Days 31–60• Pilot shipping of a set of SKUs via European hub+sea route vs direct China→consumer route; compare landed cost and service.
• Negotiate with carriers or forwarders a partial volume contract avoiding full spot exposure; ask for rebate/volume discount.
• Optimize packaging/weight/volume to reduce cost (e.g., maximize container fill, optimise pallet design, stack optimisation).
• Adjust pricing for customers to reflect updated cost base; communicate transparently about lead-time changes or cost adjustments.
Days 61–90• Analyze pilot results, refine routing strategy (which SKUs stay direct, which go via hub).
• Finalise contract or framework with forwarder, warehouse partner, carrier for next 12 months.
• Build “what-if” models: freight +10%, lead time +20%, duty unknown; scenario test impacts on margin.
• Set up KPI monitoring: landed cost per SKU, transit time variation, warehousing cost, fill rate, stock-out events. Adjust operations accordingly.

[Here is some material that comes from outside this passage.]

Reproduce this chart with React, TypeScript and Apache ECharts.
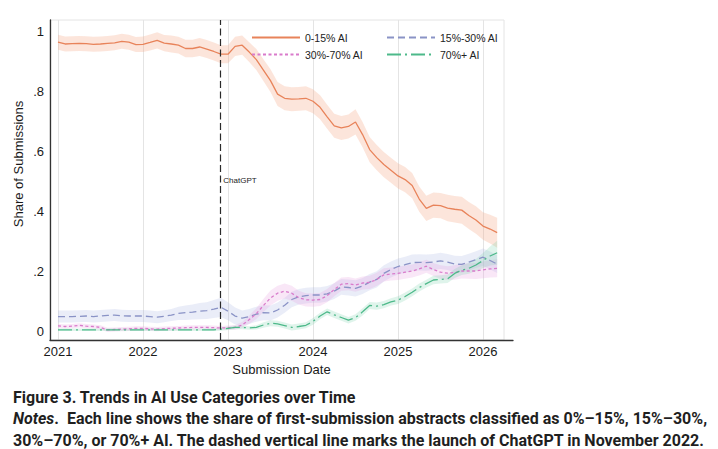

5. What to Monitor & Key Risk Triggers

  • Freight rate spikes / capacity squeeze: Even when rates appear low today, carriers may respond to demand surges or disruptions with blank sailings, surcharges.
  • Container imbalance / equipment shortage: One way costs creep up.
  • Transit time increases: Delay = inventory cost + service failure.
  • Port congestion, demurrage/detention fees: Especially at Chinese origin or European major hubs.
  • Regulatory changes: Customs duty, origin rules, handling fees in Europe or transit countries.
  • Supplier reliability / factory disruption in China: Impacts lead time and consolidation batches.
  • Currency and fuel cost volatility: These feed into shipping cost often with lag.

Conclusion

If you’re in the business of consolidating Chinese-origin goods for Europe (and possibly North America via Europe), then 2026 demands a smarter, more agile model. By focusing on total landed costs, optimising routing and warehousing strategies, tightening documentation/compliance, and using data-driven decision making, you can achieve both cost advantage and service reliability.

Remember: it’s not just about getting the lowest ocean freight rate — it’s about the full chain: origin factory → port → consolidation → sea/rail leg → European hub → inland transport → final delivery. Optimise end-to-end, and you’ll win.